@smallwheels
Warum haben wir in D so wenige Tote (nicht das ich das wollen würde)?
Ist das ein Fehler in der Statistik?
Kein Fehler, das liegt daran, dass wir hier sehr unterschiedliche Dinge kombinieren:
1. Anzahl der Einwohner eines Landes
2. bekannte (!) Anzahl der Infizierten (die wiederum neben der tatsächlichen Infektionsquote vollständig von der Anzahl der durchgeführten Tests abhängt und natürlich von der Qualität der Tests und der Dauer der Testauswertung)
3. Anzahl der Toten (die ein wenig mitbeeinflußt wird davon, was als Corona-Toter gezählt wird und was nicht, z.B. wenn Corona nur der letzte Tropfen war bei vorhandener Vorerkrankung oder umgekehrt Corona vlt. gar nicht erkannt wurde)
4. Aktualität und Vollständigkeit der Zahlen (Delay bei melden)
5. Wo im Eskalationszyklus der Pandemie wir sind.
6. Wie gut ist das medizinische System (sprich wie gut organisiert, wie ausgelastet)
7. Wie ist die Bevölkerungsstruktur (Altersverteilung, Krankheitsstand, soziale Kontakte/Interaktionen im Normalzustand, städtisch vs. zersiedelt ländlich, etc.)
All das kann und wird sich von Land zu Land mehr oder weniger deutlich unterscheiden, wodurch die Vergleichbarkeit deutlich limitiert ist.
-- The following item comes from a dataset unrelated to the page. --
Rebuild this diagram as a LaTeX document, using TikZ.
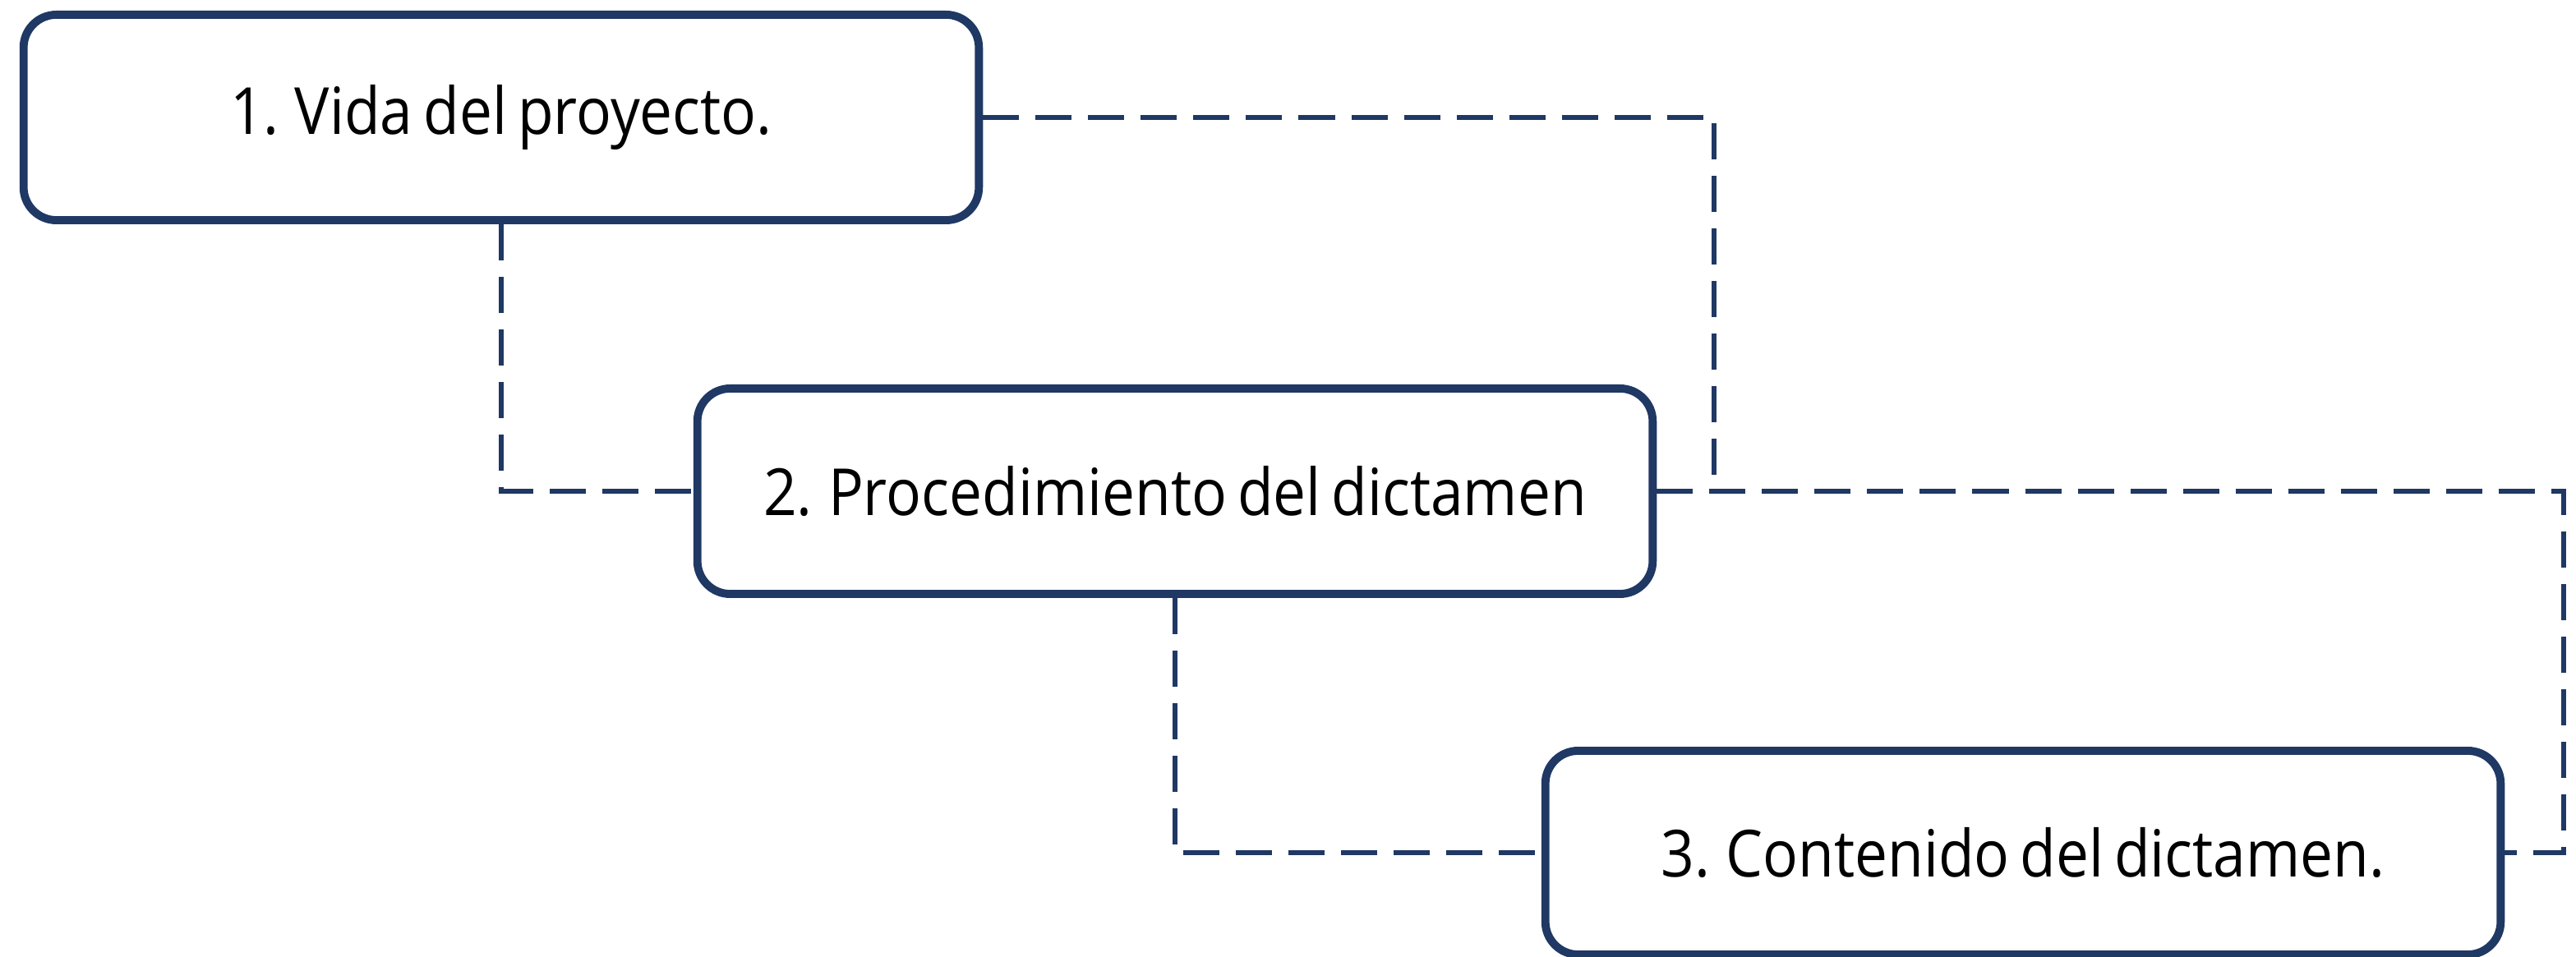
\documentclass[tikz,border=0pt]{standalone}
\usepackage{fontspec}
\setmainfont{Open Sans}[FakeStretch=0.9,WordSpace=0.7]
\definecolor{navy}{RGB}{31,56,100}
\tikzset{
  caja/.style={draw=navy, fill=white, line width=2.8pt, rounded corners=0.4cm,
    minimum width=11.62cm, minimum height=2.5cm, inner sep=0pt,
    font=\fontsize{22.5}{26}\selectfont},
  enlace/.style={draw=navy, line width=1.5pt, dash pattern=on 0.44cm off 0.2cm}
}
\begin{document}
\begin{tikzpicture}
    \def\x{0.01}
    \useasboundingbox (0,0) rectangle (3135*\x,-1165*\x);
    % cajas
    \node[caja] (B1) at (610*\x, -143*\x) {1. Vida del proyecto.};
    \node[caja] (B2) at (1430*\x, -598*\x) {2. Procedimiento del dictamen};
    \node[caja, minimum height=2.48cm] (B3) at (2462*\x, -1038*\x) {3. Contenido del dictamen.};
    \coordinate (C1) at (2086*\x, 0);
    \coordinate (C2) at (3120*\x, 0);
    % lineas
    \draw[enlace] (B1.east) -| (C1 |- B2.east);
    \draw[enlace] (B2.east) -| (C2 |- B3.east) -- (B3.east);
    \draw[enlace] (B1.south) |- (B2.west);
    \draw[enlace] (B2.south) |- (B3.west);
\end{tikzpicture}
\end{document}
Was man liest ist, dass wir in Deutschland sehr viele Tests durchführen würden im Vergleich zu anderen Ländern und auch vergleichsweise gut sind im Nachverfolgen der Kontaktpersonen. Nicht so gut wie Taiwan, aber besser als die meisten. D.h. die Sterblichkeitsquote ist bei uns so niedrig, weil wir viel mehr Infizierte erkennen als andere Länder, was wiederum auch ermöglicht die Ifnekitonswege einzuschränken durch Isolation Infizierter. Es ist also ein doppelter Effekt: Die Dunkelziffer an Infizierten ist bei uns niedriger, dadurch erscheint die Quote an Todesfällen niedriger (ist sie aber mögicherweise gar nicht oder zumindest nicht so stark), gleichzeitig tun wir uns leichter, Infizierte zu isolieren. Was noch besser ginge mit mehr und schnelleren Tests.
In dem Fakenews-Facebookgrafikdings von neulich war zum Beispiel Japan als vorbildlich geschildert. Angeblicher Grund für die nierigen Infektionszahlen: Mundschutz. In einem
Artikel des Spiegel von vor ein paar Tagen, in dem der Status und die Maßnahmen in verschiedenen Ländern geschildert werden, liest sich das anders: Die Japaner müssen...
"ihren Alltag bislang nicht durch eine Ausgangssperre einschränken. In den Parks bewundern sie die Kirschblüten, sie gehen weiter essen, shoppen, trinken. Doch das tägliche Leben könnte sich bald ändern. (...)
Zwar wurden Schulen bereits geschlossen, und Firmen forderten ihre Mitarbeiter auf, von zu Hause aus zu arbeiten. Aber von der geringen Zahl an Infektionen und Todesfällen beruhigt, ging das normale Leben eben weitgehend weiter. Dabei achten viele Japaner allerdings schon lange darauf, Gesichtsmasken zu tragen und Hygiene-Standards einzuhalten.
Im Gegensatz zu anderen Staaten beschloss die Regierung von Premierminister Shinzo Abe keine harten Maßnahmen, die die Freiheit der Menschen einschränkten oder der Wirtschaft schadeten. Es wurde auch nicht massenhaft getestet. Nur etwa 25.000 Menschen mussten sich Tests unterziehen. Experten streiten darüber, ob die tatsächliche Zahl der Infektionen deutlich über der offiziellen liegt - weil schlicht nicht genug Fälle erkannt wurden. So schreibt die Deutsche Botschaft in Japan: Das Infektionsrisiko in dem Land sei "nicht seriös einzuschätzen. Von einer hohen Dunkelziffer von Infektionen, bedingt durch die geringe Zahl durchgeführter Tests, ist auszugehen".
Was wir wissen ist, dass das RKI die Zahlen teilweise mit Delay veröffentlicht, dass das medizinische System hierzulande mehr Kapazität hat und besser organisiert ist als vielerorts, allein schon der Zugang zum System ist sehr niedrigschwellig. In falscher Sicherheit wiegen sollten wir uns hier nicht, andere sind bisher aber schlimmer dran.